Sunday, July 26, 2009

The thing that I've been remembering these past couple of months is when I was a child the world seemed to have such an immense possibility of joy.  That joy and excitement experienced over the smallest things, like an ice cream cone (aka fat boys heroine) or the immense adrenalin rush experienced when Christmas was only a few hours a way. Those feelings just can't seem to be replicated as an adult. Not that I would every want to go back. 
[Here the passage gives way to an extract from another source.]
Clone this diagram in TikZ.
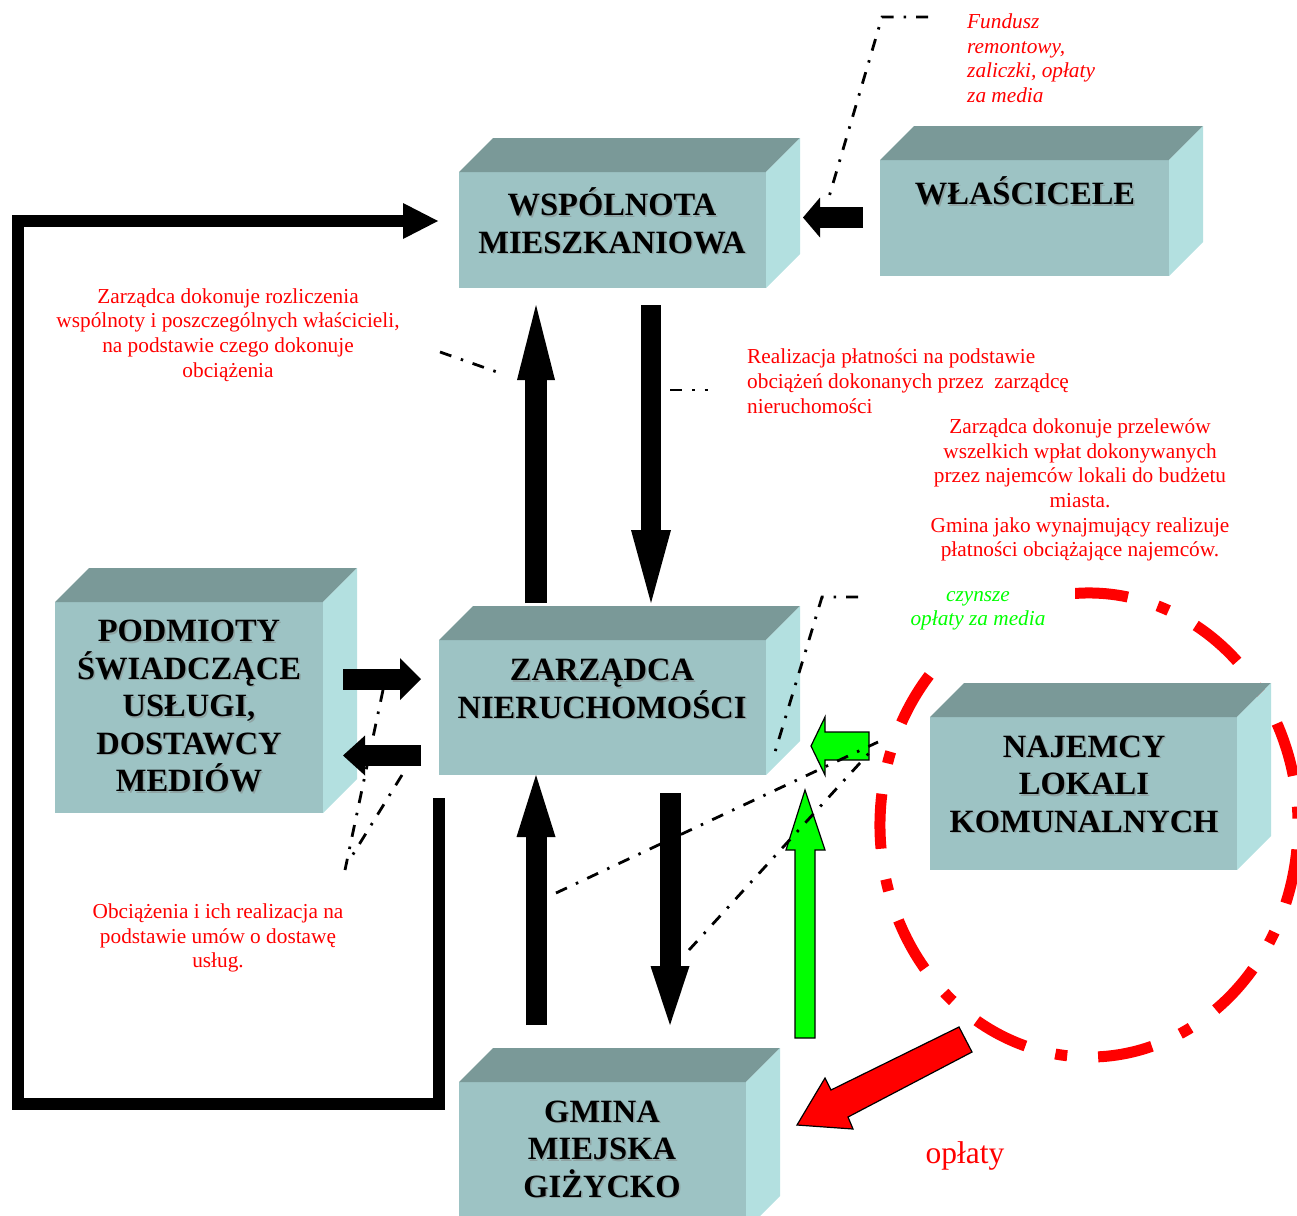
\documentclass[tikz,border=0pt]{standalone}
\usepackage{fontspec}
\setmainfont{Liberation Serif}
\usetikzlibrary{arrows.meta}
\definecolor{frontc}{HTML}{9DC3C4}
\definecolor{topc}{HTML}{7A9998}
\definecolor{sidec}{HTML}{B3E0E0}
\definecolor{grn}{HTML}{00FF00}
\definecolor{shadowc}{HTML}{8FA3A3}
\newcommand\mycube[5]{%
  \node[frontface, minimum width=#4pt, minimum height=#5pt] (#1) at (#2,#3) {};
  \fill[topc] (#1.north west) -- ++(34,-34) -- ([shift={(34,-34)}]#1.north east) -- (#1.north east) -- cycle;
  \fill[sidec] (#1.north east) -- ++(34,-34) -- ([shift={(34,-34)}]#1.south east) -- (#1.south east) -- cycle;
}
\newcommand\mylabel[4]{%
  \node[boxtxt, text=shadowc] (#1S) at (#2+1.5,#3+1.5) {#4};
  \node[boxtxt] (#1) at (#2,#3) {#4};
}
\begin{document}
\begin{tikzpicture}[x=1pt,y=-1pt,
  frontface/.style={fill=frontc, draw=none, inner sep=0pt, outer sep=0pt},
  boxtxt/.style={font=\fontsize{32.5}{37.5}\selectfont\bfseries, align=center, inner sep=0pt, text=black},
  redtxt/.style={font=\fontsize{21.3}{24.7}\selectfont, align=center, inner sep=0pt, text=red},
  dd/.style={line width=2.8pt, dash pattern=on 12pt off 10pt on 2.5pt off 10pt},
  blk/.style={line width=#1, draw=black},
]
\useasboundingbox (0,0) rectangle (1297,1215);

% red dash-dot ellipse
\draw[red, line width=11pt, dash pattern=on 55pt off 31pt on 12pt off 31pt, dash phase=53pt]
  (1089,825) ++(-115:209 and 232) arc[start angle=-115, end angle=245, x radius=209, y radius=232];

% white patch under the green labels
\fill[white] (881,585) rectangle (1075,663);

% boxes
\mycube{wsp}{612.5}{230}{307}{116}
\mycube{wla}{1024.5}{218}{289}{116}
\mycube{zar}{602.5}{707.5}{327}{135}
\mycube{pod}{189}{707.5}{268}{211}
\mycube{naj}{1083.5}{793.5}{307}{153}
\mycube{gmi}{602.5}{1156}{287}{148}

\mylabel{wspT}{612}{221}{WSPÓLNOTA\\MIESZKANIOWA}
\mylabel{wlaT}{1025}{191}{WŁAŚCICELE}
\mylabel{zarT}{602}{689}{ZARZĄDCA\\NIERUCHOMOŚCI}
\mylabel{podT}{189}{706}{PODMIOTY\\ŚWIADCZĄCE\\USŁUGI,\\DOSTAWCY\\MEDIÓW}
\mylabel{najT}{1084}{784}{NAJEMCY\\LOKALI\\KOMUNALNYCH}
\mylabel{gmiT}{602}{1149}{GMINA\\MIEJSKA\\GIŻYCKO}

% green arrows
\filldraw[fill=grn, draw=black, line width=1.2pt]
  (795,1038) -- (795,850) -- (786,850) -- (805,790) -- (825,850) -- (815,850) -- (815,1038) -- cycle;
\filldraw[fill=grn, draw=black, line width=1.2pt]
  (869,732) -- (825,732) -- (825,717) -- (811,746) -- (825,775) -- (825,760) -- (869,760) -- cycle;

% dash-dot leader lines
\coordinate (l1a) at (928,17); \coordinate (l1b) at (882,17); \coordinate (l1c) at (829,197);
\coordinate (l2a) at (440,352); \coordinate (l2b) at (497,372);
\coordinate (l3a) at (670,390); \coordinate (l3b) at (708,390);
\coordinate (l4a) at (858,597); \coordinate (l4b) at (822,597); \coordinate (l4c) at (775,752);
\coordinate (l5a) at (383,690); \coordinate (l5b) at (345,870);
\coordinate (l6a) at (402,775); \coordinate (l6b) at (352,856);
\coordinate (l7a) at (556,893); \coordinate (l7b) at (878,742);
\coordinate (l8a) at (689,950); \coordinate (l8b) at (870,752);
\draw[dd] (l1a) -- (l1b) -- (l1c);
\draw[dd] (l2a) -- (l2b);
\draw[dd] (l3a) -- (l3b);
\draw[dd] (l4a) -- (l4b) -- (l4c);
\draw[dd] (l5a) -- (l5b);
\draw[dd] (l6a) -- (l6b);
\draw[dd] (l7a) -- (l7b);
\draw[dd] (l8a) -- (l8b);

% black block arrows
\coordinate (a1s) at (536,603); \coordinate (a1e) at (536,305);
\coordinate (a2s) at (651,305); \coordinate (a2e) at (651,603);
\coordinate (a3s) at (536,1025); \coordinate (a3e) at (536,775);
\coordinate (a4s) at (670,793); \coordinate (a4e) at (670,1025);
\coordinate (a5s) at (343,679); \coordinate (a5e) at (421,679);
\coordinate (a6s) at (421,755.5); \coordinate (a6e) at (343,755.5);
\coordinate (a7s) at (863,217.5); \coordinate (a7e) at (803,217.5);
\draw[blk=22pt, -{Triangle[width=38pt,length=75pt,line width=0pt]}] (a1s) -- (a1e);
\draw[blk=20pt, -{Triangle[width=40pt,length=73pt,line width=0pt]}] (a2s) -- (a2e);
\draw[blk=21pt, -{Triangle[width=39pt,length=62pt,line width=0pt]}] (a3s) -- (a3e);
\draw[blk=21pt, -{Triangle[width=39pt,length=59pt,line width=0pt]}] (a4s) -- (a4e);
\draw[blk=21pt, -{Triangle[width=42pt,length=21pt,line width=0pt]}] (a5s) -- (a5e);
\draw[blk=21pt, -{Triangle[width=40pt,length=22pt,line width=0pt]}] (a6s) -- (a6e);
\draw[blk=21pt, -{Triangle[width=40pt,length=17pt,line width=0pt]}] (a7s) -- (a7e);

% loop line
\coordinate (lp1) at (439,798); \coordinate (lp2) at (439,1104);
\coordinate (lp3) at (17.5,1104); \coordinate (lp4) at (17.5,221);
\coordinate (lp5) at (438,221);
\draw[blk=12pt, line join=miter, -{Triangle[width=36pt,length=35pt,line width=0pt]}]
  (lp1) -- (lp2) -- (lp3) -- (lp4) -- (lp5);

% red arrow
\filldraw[fill=red, draw=black, line width=1.2pt]
  (797,1125) -- (825,1078) -- (831,1090) -- (959,1027) -- (972,1052) -- (848,1117) -- (853,1129) -- cycle;

% texts
\node[redtxt, font=\fontsize{21.3}{24.5}\selectfont\itshape, align=left, anchor=west] (fund) at (967,58)
  {Fundusz\\remontowy,\\zaliczki, opłaty\\za media};
\node[redtxt] (t1) at (228,335)
  {Zarządca dokonuje rozliczenia\\wspólnoty i poszczególnych właścicieli,\\na podstawie czego dokonuje\\obciążenia};
\node[redtxt, align=left, anchor=west] (t2) at (747,381)
  {Realizacja płatności na podstawie\\obciążeń dokonanych przez\ \ zarządcę\\nieruchomości};
\node[redtxt] (t3) at (1080,490)
  {Zarządca dokonuje przelewów\\wszelkich wpłat dokonywanych\\przez najemców lokali do budżetu\\miasta.\\Gmina jako wynajmujący realizuje\\płatności obciążające najemców.};
\node[redtxt, text=grn, font=\fontsize{21.3}{24.5}\selectfont\itshape] (t4) at (978,611)
  {czynsze\\opłaty za media};
\node[redtxt] (t5) at (218,938)
  {Obciążenia i ich realizacja na\\podstawie umów o dostawę\\usług.};
\node[redtxt, font=\fontsize{31.5}{34}\selectfont] (t6) at (965,1156) {opłaty};
\end{tikzpicture}
\end{document}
Being a chubby boy, who was gay and wasn't able to comprehend that yet, living in a small town where hunting, fishing and off roading were past times for the average boy. A time when I'd rather play with dolls than trucks and road hockey was a punishment paid for wanting to actually hang out with friends. Yes, I'm very happy childhood is behind me now. However I'd still love to have that ability to feel that kind of pure happiness again.
Maybe it is 37 years of taking the hits of life on the chin that beats that out of you. The ever growing cynicism and the wilting optimism. Don't get me wrong, I have a fantastic life, with a loving husband, two wonderful dogs and amazing friends, but I just would like to feel that sense of awe and wonder again. 
Hmm... something to ponder... how to rev up your happiness meter when you are getting close to 40. I've tried wine and shopping therapy, which can both make me pretty dam happy, but there must be something I'm missing. Not giving up though, will need to think more about this. Maybe I'm just heading to an early mid-life crisis. Oh joy!